I *think* the reason for the disappearing folders is that with the synching between iCloud <> Photos on the Mac <> Photos on iOS is that if you rename a folder on the Mac it vanishes from iCloud and iOS. Possibly because you cannot create a folder on there.
The frustrating thing is that we cannot handpick what to restore; Photos on the Mac is just one large container and can only restore that whole thing. But doing so won’t ‘magically replace’ your Folder structure (or your entire photo collection) on iCloud. Nope, a restored Photos DB on the Mac won’t sync over the changes, it merely picks up from the last sync.
So, my dreamed up solution is going to be quite an exercise, which I hope will work:
1. Backup everything. All photos, may they be on your Mac, iCloud Photostream, on an iOS device - back them all up. Check that backup, browse through the photos, making sure you really have everything
2. On iOS, turn off iCloud Photo Library. It should delete the majority of photos, possibly leaving some in the ‘Camera Roll’. I think I’ll connect it to Image Capture on the Mac and hand delete the last bit.
3. On the Mac, open the Photos app, in Preferences, tick *off* iCloud Photo Library which should prompt me if I want to delete all my photos. Say yes to that.
4. Delete ~/Picture/Photos Library.photoslibrary on the Mac
5. Check that there aren’t any photos left on www.icloud.com/#photos
6. Check there are no funky cruft left in a bin somewhere, now that we are seeing more and more “files in the bin will be deleted after 30 days”.
7. Create a new Photo library on the Mac, importing photos from backup.
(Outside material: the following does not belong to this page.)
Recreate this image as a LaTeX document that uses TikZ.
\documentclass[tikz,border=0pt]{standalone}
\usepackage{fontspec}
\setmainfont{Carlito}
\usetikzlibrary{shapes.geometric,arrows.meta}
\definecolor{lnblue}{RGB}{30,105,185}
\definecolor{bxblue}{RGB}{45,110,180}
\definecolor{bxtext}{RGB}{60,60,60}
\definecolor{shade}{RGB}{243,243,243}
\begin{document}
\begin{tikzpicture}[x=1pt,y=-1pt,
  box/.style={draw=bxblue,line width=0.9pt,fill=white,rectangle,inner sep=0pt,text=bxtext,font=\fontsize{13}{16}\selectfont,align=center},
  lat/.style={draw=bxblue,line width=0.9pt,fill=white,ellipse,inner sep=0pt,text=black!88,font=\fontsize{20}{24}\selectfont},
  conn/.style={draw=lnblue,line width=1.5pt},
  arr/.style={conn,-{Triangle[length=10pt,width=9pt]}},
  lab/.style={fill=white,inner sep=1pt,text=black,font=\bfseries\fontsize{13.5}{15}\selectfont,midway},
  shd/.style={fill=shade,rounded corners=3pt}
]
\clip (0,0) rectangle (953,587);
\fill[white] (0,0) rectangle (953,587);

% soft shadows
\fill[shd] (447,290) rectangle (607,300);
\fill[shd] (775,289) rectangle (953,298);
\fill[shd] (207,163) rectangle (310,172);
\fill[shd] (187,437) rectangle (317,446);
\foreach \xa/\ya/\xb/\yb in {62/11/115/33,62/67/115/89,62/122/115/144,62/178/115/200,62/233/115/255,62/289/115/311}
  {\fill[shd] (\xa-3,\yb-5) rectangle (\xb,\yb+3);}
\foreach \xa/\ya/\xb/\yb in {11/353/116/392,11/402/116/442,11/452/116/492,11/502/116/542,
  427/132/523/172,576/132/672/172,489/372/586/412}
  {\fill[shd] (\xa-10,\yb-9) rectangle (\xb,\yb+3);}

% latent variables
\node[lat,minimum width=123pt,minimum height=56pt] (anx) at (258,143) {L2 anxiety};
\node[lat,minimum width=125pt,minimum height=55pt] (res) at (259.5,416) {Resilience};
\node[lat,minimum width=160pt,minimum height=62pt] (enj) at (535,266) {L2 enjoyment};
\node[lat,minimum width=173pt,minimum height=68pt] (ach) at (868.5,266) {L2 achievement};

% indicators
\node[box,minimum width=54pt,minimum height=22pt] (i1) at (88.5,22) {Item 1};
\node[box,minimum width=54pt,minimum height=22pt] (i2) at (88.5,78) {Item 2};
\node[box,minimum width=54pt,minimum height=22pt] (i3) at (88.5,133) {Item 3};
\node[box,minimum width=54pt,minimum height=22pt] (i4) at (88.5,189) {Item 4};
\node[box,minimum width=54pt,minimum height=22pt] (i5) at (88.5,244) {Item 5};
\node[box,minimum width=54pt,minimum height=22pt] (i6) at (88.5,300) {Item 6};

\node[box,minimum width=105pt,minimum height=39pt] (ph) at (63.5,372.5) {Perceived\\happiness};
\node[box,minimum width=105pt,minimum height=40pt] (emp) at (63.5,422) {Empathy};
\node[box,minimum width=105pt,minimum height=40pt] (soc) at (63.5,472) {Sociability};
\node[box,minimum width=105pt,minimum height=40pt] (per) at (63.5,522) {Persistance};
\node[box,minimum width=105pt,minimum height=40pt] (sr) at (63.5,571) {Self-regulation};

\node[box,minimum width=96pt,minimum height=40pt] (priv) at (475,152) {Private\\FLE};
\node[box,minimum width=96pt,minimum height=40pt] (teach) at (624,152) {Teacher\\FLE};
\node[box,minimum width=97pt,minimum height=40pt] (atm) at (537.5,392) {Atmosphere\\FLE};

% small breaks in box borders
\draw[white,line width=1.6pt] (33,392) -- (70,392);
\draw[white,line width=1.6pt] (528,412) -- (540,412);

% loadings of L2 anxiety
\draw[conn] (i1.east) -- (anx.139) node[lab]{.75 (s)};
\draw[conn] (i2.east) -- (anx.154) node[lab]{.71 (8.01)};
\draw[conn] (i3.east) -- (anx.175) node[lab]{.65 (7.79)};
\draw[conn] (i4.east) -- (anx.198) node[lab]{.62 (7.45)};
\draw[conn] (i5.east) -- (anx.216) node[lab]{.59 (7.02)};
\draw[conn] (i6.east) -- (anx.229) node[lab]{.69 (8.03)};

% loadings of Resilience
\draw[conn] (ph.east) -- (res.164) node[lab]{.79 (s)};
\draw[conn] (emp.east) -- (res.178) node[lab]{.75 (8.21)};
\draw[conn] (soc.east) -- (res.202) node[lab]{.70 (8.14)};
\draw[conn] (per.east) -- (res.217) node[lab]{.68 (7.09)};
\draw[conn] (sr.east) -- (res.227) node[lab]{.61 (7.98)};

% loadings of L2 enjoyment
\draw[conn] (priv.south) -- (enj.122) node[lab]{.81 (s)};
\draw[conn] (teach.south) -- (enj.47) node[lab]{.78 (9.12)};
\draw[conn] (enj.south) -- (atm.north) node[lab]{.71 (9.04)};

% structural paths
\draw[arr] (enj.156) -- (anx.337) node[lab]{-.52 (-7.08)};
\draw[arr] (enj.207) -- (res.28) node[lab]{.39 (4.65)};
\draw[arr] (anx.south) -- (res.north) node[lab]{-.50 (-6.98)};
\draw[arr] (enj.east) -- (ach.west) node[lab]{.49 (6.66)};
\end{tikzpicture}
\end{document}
I may decide not to use Folders anymore, though that will result in an extreme long list of Albums.
8. Have it all upload to iCloud by checking the option in the preferences
9. Enable iCloud Photo Library on iOS. My old iPad isn’t big enough for full resolution so I’ll use the ‘Optimise iPhone/iPad Storage’ option. On new 256GB iPhone I’ll store Full Resolution of the photos because I don’t like to wait for the photos to download while showing an Album to a friend.
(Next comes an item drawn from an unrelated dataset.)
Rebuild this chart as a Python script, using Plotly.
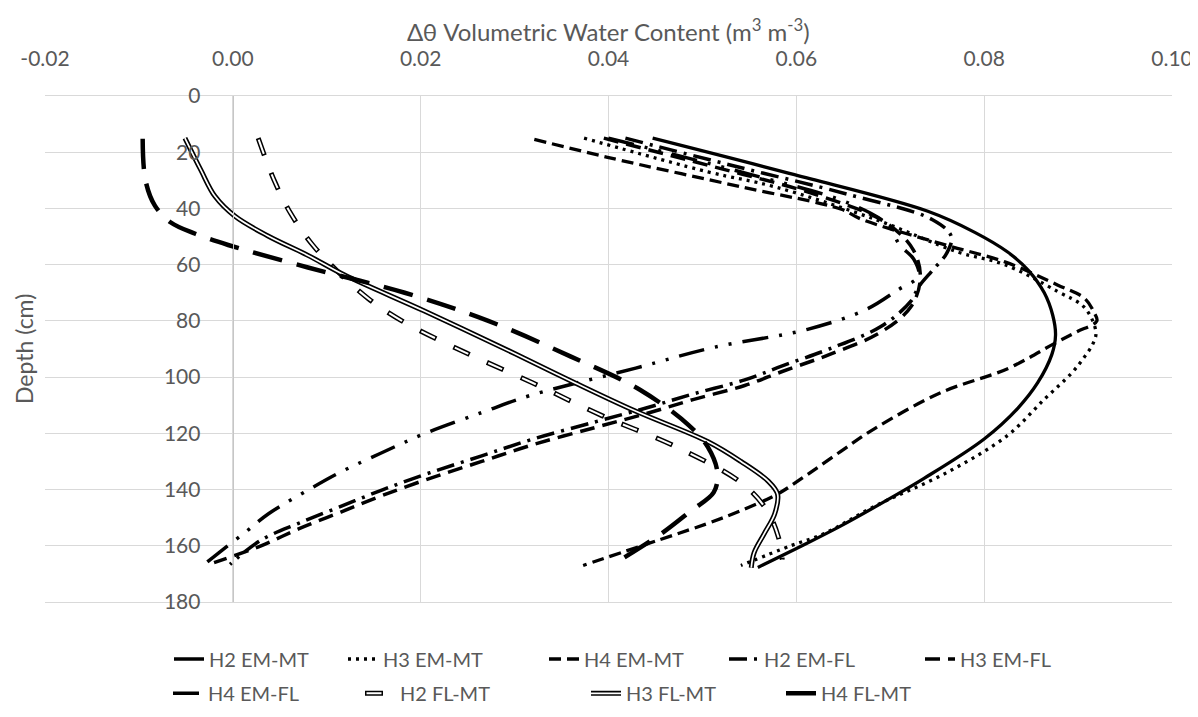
import plotly.graph_objects as go

# ---------------- data ----------------
H2_EM_MT_DEPTH = [15, 28, 41, 48.5, 55.5, 62, 70, 78, 85, 92, 102, 111, 122, 136, 145, 153, 160, 167.7]
H2_EM_MT_VAL = [0.0447, 0.0598, 0.0740, 0.0790, 0.0825, 0.0847, 0.0864, 0.0873, 0.0876, 0.0872,
                0.0857, 0.0836, 0.0800, 0.0736, 0.0690, 0.0647, 0.0606, 0.0559]

H3_EM_MT_DEPTH = [15, 27, 32.3, 44, 55.5, 60, 69.5, 75.3, 84, 88, 92.7, 98.6, 107.9, 120.7, 134, 146, 155.6, 160, 167]
H3_EM_MT_VAL = [0.0374, 0.0506, 0.0577, 0.0685, 0.0772, 0.0822, 0.0878, 0.0907, 0.0919, 0.0916,
                0.0907, 0.0893, 0.0864, 0.0825, 0.0760, 0.0683, 0.0630, 0.0594, 0.0541]

H4_EM_MT_DEPTH = [15.4, 21.8, 32.3, 40.3, 43.8, 53.2, 59, 67.2, 72, 77, 80, 84, 88, 97, 105.5, 118.4,
                  126.5, 134.6, 141.6, 147.5, 152, 158, 167]
H4_EM_MT_VAL = [0.0321, 0.0399, 0.0541, 0.0648, 0.0669, 0.0761, 0.0822, 0.0878, 0.0907, 0.0917, 0.0920,
                0.0898, 0.0875, 0.0825, 0.0754, 0.0683, 0.0647, 0.0612, 0.0580, 0.0541, 0.0506, 0.0453, 0.0373]

H2_EM_FL_DEPTH = [15, 25, 35, 44, 50, 56, 62, 68, 73, 82, 90, 96, 101, 106, 111, 116, 122, 128, 134,
                  140, 146, 152, 158, 166.6]
H2_EM_FL_VAL = [0.0418, 0.0535, 0.0655, 0.0745, 0.0765, 0.0760, 0.0745, 0.0730, 0.0722, 0.0690, 0.0635,
                0.0585, 0.0545, 0.0490, 0.0440, 0.0385, 0.0320, 0.0265, 0.0210, 0.0160, 0.0115, 0.0070,
                0.0030, -0.0003]

H3_EM_FL_DEPTH = [15, 25, 35, 45, 55, 65, 75, 84, 92, 98, 103, 108, 113, 118, 124, 130, 136, 142, 148,
                  154, 160, 166]
H3_EM_FL_VAL = [0.0395, 0.0510, 0.0620, 0.0695, 0.0725, 0.0732, 0.0722, 0.0690, 0.0635, 0.0585, 0.0545,
                0.0490, 0.0440, 0.0385, 0.0320, 0.0265, 0.0210, 0.0160, 0.0115, 0.0070, 0.0030, -0.0020]

H4_EM_FL_DEPTH = [15, 27, 38, 46, 53, 58, 64, 69, 76, 83, 89.5, 96.8, 106.5, 112.5, 120, 127, 134.4,
                  140, 148.6, 155, 162.5, 166]
H4_EM_FL_VAL = [0.0400, 0.0541, 0.0655, 0.0698, 0.0710, 0.0725, 0.0730, 0.0708, 0.0674, 0.0612, 0.0511,
                0.0429, 0.0317, 0.0266, 0.0205, 0.0158, 0.0111, 0.0081, 0.0038, 0.0014, -0.0015, -0.0028]

H2_FL_MT_DEPTH = [15, 30, 42, 53, 62.5, 72, 80, 91, 102, 113.7, 124.5, 137.5, 147, 157, 165]
H2_FL_MT_VAL = [0.0027, 0.0044, 0.0062, 0.0085, 0.0112, 0.0144, 0.0180, 0.0246, 0.0319, 0.0393, 0.0470,
                0.0541, 0.0568, 0.0581, 0.0585]

H3_FL_MT_DEPTH = [15, 26.4, 35.7, 42.7, 49.7, 56.7, 63.7, 76.5, 91.6, 102, 112, 123, 130, 137, 141.6,
                  148.6, 155.6, 162.5, 167.8]
H3_FL_MT_VAL = [-0.0051, -0.0034, -0.0019, 0.0002, 0.0037, 0.0080, 0.0119, 0.0204, 0.0300, 0.0364, 0.0428,
                0.0506, 0.0541, 0.0570, 0.0580, 0.0577, 0.0566, 0.0555, 0.0552]

H4_FL_MT_DEPTH = [15.2, 30, 39, 45, 49, 53, 61, 70, 80, 92.7, 104.4, 117, 125, 134, 141, 147.5, 156, 166.6]
H4_FL_MT_VAL = [-0.0096, -0.0093, -0.0083, -0.0066, -0.0040, -0.0005, 0.0080, 0.0183, 0.0272, 0.0360,
                0.0433, 0.0485, 0.0506, 0.0516, 0.0512, 0.0488, 0.0455, 0.0405]

X_TICKS = [-0.02, 0.00, 0.02, 0.04, 0.06, 0.08, 0.10]
X_TICK_LABELS = ["-0.02", "0.00", "0.02", "0.04", "0.06", "0.08", "0.10"]
Y_TICKS = [0, 20, 40, 60, 80, 100, 120, 140, 160, 180]

SERIES_NAMES = ["H2 EM-MT", "H3 EM-MT", "H4 EM-MT", "H2 EM-FL", "H3 EM-FL",
                "H4 EM-FL", "H2 FL-MT", "H3 FL-MT", "H4 FL-MT"]

# ---------------- styles ----------------
FONT = "Lato"
TXT = "#595959"
GRID = "#d9d9d9"

# (name, x, y, outer line, inner white line, legend, legend entry width)
series = [
    (SERIES_NAMES[0], H2_EM_MT_VAL, H2_EM_MT_DEPTH, dict(width=3.3, dash="solid"), None, "legend", 129),
    (SERIES_NAMES[1], H3_EM_MT_VAL, H3_EM_MT_DEPTH, dict(width=3.3, dash="3px,5px"), None, "legend", 156),
    (SERIES_NAMES[2], H4_EM_MT_VAL, H4_EM_MT_DEPTH, dict(width=3.3, dash="12px,6px"), None, "legend", 135),
    (SERIES_NAMES[3], H2_EM_FL_VAL, H2_EM_FL_DEPTH, dict(width=3.5, dash="18px,7px,3px,7px"), None, "legend", 151),
    (SERIES_NAMES[4], H3_EM_FL_VAL, H3_EM_FL_DEPTH, dict(width=3.5, dash="15px,8px"), None, "legend", 100),
    (SERIES_NAMES[5], H4_EM_FL_VAL, H4_EM_FL_DEPTH, dict(width=3.5, dash="26px,11px,3px,11px,3px,11px"), None, "legend2", 147),
    (SERIES_NAMES[6], H2_FL_MT_VAL, H2_FL_MT_DEPTH, dict(width=5, dash="18px,19px"),
     dict(width=2, dash="0px,1.5px,15px,20.5px"), "legend2", 181),
    (SERIES_NAMES[7], H3_FL_MT_VAL, H3_FL_MT_DEPTH, dict(width=5, dash="solid"),
     dict(width=1.7, dash="solid"), "legend2", 150),
    (SERIES_NAMES[8], H4_FL_MT_VAL, H4_FL_MT_DEPTH, dict(width=4.5, dash="30px,15px"), None, "legend2", 100),
]

fig = go.Figure()
for name, xs, ys, ln, inner, leg, lw in series:
    fig.add_trace(go.Scatter(
        x=xs, y=ys, mode="lines", name=name, legend=leg, legendwidth=lw,
        line=dict(color="black", width=ln["width"], dash=ln["dash"], shape="spline", smoothing=1.0),
        hoverinfo="skip"))
    if inner is not None:
        # white core of the double line; its legend sample sits on top of the black one (legend3)
        fig.add_trace(go.Scatter(
            x=xs, y=ys, mode="lines", name=" ", legend="legend3", legendwidth=lw,
            line=dict(color="white", width=inner["width"], dash=inner["dash"], shape="spline", smoothing=1.0),
            hoverinfo="skip"))

L, R, T, B = 37, 34, 88, 114
W, H = 1198, 717
plot_w = W - L - R
plot_h = H - T - B
x0_frac = (0 - X_TICKS[0]) / (X_TICKS[-1] - X_TICKS[0])

ROW1_Y, ROW2_Y = 661, 696
ROW1_X, ROW2_X = 161, 160
ROW2_SECOND = ROW2_X + 45 + series[5][6]

def legend_cfg(xpx, ypx):
    return dict(orientation="h", x=(xpx - L) / plot_w, xanchor="left", y=-(ypx - (H - B)) / plot_h,
                yanchor="middle", font=dict(family=FONT, size=20, color=TXT), bgcolor="rgba(0,0,0,0)",
                itemwidth=30, itemclick=False, itemdoubleclick=False)

fig.update_layout(
    width=W, height=H,
    margin=dict(l=L, r=R, t=T, b=B, pad=0),
    paper_bgcolor="white", plot_bgcolor="white",
    font=dict(family=FONT, color=TXT, size=21),
    xaxis=dict(range=[X_TICKS[0], X_TICKS[-1]], side="top", tickvals=X_TICKS, ticktext=X_TICK_LABELS,
               showgrid=True, gridcolor=GRID, gridwidth=1.3, zeroline=False,
               showline=True, linecolor=GRID, linewidth=1.3, mirror=True,
               ticks="", ticklabelstandoff=20, tickfont=dict(family=FONT, size=21, color=TXT)),
    yaxis=dict(range=[180, 0], tickvals=Y_TICKS, showgrid=True, gridcolor=GRID, gridwidth=1.3,
               zeroline=False, anchor="free", position=x0_frac, showline=True, linecolor="#c6c6c6",
               linewidth=1.3, ticks="", ticklabelstandoff=28,
               tickfont=dict(family=FONT, size=21, color=TXT)),
    legend=legend_cfg(ROW1_X, ROW1_Y),
    legend2=legend_cfg(ROW2_X, ROW2_Y),
    legend3=legend_cfg(ROW2_SECOND, ROW2_Y),
    showlegend=True,
)

fig.add_annotation(text="Δθ Volumetric Water Content (m<sup>3</sup> m<sup>-3</sup>)",
                   xref="paper", yref="paper", x=0.5, y=1 + (T - 3) / plot_h,
                   xanchor="center", yanchor="top", showarrow=False,
                   font=dict(family=FONT, size=24, color=TXT))
fig.add_annotation(text="Depth (cm)", xref="paper", yref="paper", x=-(L - 16) / plot_w, y=0.5,
                   xanchor="center", yanchor="middle", textangle=-90, showarrow=False,
                   font=dict(family=FONT, size=23, color=TXT))

fig.write_html("out.html")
I may need to block a weekend for all this to do. And the uploading will be a pain. So will the downloading be, as the software isn’t looking if your device is on the same LAN; it can only download from iCloud. Which is rather disingenuous because I could simply hook up my iOS device to the Mac with a cable. But I digress: Apple thinks all their users have high-speed Internet. And that isn't the case.